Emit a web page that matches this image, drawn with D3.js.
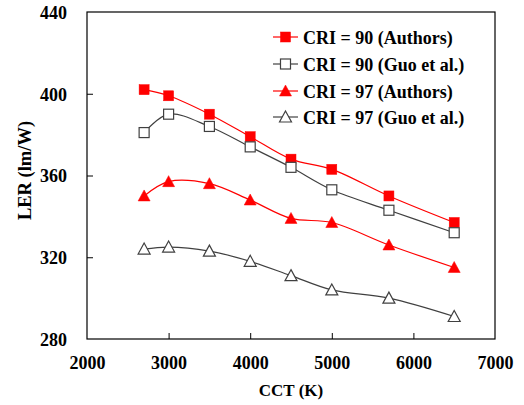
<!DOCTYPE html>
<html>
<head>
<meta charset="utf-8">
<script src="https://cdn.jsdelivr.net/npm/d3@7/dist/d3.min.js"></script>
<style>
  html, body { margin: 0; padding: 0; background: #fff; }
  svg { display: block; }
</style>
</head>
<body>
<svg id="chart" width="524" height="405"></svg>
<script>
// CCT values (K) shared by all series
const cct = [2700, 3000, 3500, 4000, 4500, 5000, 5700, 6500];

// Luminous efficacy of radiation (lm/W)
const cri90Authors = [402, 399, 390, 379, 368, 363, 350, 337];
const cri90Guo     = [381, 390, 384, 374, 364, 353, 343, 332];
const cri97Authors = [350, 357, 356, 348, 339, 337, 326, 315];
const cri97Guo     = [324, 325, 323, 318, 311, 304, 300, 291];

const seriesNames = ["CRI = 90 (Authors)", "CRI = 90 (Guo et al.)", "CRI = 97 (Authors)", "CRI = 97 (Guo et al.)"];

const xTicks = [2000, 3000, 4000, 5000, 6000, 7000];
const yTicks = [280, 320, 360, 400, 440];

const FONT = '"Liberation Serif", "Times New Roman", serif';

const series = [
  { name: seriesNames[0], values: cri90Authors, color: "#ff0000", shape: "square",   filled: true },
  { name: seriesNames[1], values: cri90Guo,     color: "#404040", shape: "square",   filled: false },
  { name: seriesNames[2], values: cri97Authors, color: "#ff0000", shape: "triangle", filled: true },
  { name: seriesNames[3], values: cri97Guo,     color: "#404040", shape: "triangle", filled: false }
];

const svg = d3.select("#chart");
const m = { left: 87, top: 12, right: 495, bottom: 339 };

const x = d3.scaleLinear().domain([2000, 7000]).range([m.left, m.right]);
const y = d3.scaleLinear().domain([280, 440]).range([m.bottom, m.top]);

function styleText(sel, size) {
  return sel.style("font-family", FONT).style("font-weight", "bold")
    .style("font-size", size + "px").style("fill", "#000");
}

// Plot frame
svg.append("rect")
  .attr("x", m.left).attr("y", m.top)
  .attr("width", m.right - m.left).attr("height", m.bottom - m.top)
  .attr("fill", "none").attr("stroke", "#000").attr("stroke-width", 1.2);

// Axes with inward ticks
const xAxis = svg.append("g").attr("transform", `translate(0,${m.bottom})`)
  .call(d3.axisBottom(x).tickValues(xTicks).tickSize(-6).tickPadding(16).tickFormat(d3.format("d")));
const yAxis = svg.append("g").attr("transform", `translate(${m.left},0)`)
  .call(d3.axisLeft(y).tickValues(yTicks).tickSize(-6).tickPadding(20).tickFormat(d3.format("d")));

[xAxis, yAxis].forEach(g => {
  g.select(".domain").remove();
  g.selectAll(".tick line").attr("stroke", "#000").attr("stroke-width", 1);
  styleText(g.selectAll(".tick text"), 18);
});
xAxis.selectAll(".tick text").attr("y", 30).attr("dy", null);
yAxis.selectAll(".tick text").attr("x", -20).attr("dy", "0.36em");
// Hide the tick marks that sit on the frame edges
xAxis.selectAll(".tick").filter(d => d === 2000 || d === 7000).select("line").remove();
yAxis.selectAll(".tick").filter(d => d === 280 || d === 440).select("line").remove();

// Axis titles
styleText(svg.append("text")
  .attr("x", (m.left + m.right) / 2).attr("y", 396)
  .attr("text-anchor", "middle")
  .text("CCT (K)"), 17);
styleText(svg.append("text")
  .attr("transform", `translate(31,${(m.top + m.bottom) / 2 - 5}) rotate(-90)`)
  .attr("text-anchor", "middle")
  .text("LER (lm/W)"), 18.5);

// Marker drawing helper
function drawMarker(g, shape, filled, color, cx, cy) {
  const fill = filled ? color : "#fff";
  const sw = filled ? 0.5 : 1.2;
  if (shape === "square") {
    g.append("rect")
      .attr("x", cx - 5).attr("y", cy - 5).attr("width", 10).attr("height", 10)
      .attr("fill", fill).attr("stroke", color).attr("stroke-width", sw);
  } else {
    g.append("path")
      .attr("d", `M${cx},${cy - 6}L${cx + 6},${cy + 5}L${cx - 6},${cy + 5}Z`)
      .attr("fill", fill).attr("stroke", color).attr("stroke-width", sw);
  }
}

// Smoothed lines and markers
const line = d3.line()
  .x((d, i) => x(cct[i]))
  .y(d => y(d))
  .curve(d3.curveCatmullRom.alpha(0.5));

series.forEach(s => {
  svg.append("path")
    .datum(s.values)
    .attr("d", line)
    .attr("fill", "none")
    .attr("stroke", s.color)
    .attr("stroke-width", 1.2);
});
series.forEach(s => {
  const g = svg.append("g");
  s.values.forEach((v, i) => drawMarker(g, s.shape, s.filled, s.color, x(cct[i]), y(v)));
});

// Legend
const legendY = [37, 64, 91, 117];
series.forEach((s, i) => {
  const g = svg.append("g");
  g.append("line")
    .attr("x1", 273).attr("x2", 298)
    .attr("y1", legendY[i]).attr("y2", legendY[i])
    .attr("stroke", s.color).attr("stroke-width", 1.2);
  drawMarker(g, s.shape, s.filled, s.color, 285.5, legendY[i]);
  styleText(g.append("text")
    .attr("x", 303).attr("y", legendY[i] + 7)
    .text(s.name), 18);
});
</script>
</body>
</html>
------------------------------------
:: Given request ::
Write out exactly the lines between the start of the data and the line with "const cct = [2700, 3000, 3500, 4000, 4500, 5000, 5700, 6500];", including both, but none of the pictures.

:: Task response ::
Emit a web page that matches this image, drawn with D3.js.
<!DOCTYPE html>
<html>
<head>
<meta charset="utf-8">
<script src="https://cdn.jsdelivr.net/npm/d3@7/dist/d3.min.js"></script>
<style>
  html, body { margin: 0; padding: 0; background: #fff; }
  svg { display: block; }
</style>
</head>
<body>
<svg id="chart" width="524" height="405"></svg>
<script>
// CCT values (K) shared by all series
const cct = [2700, 3000, 3500, 4000, 4500, 5000, 5700, 6500];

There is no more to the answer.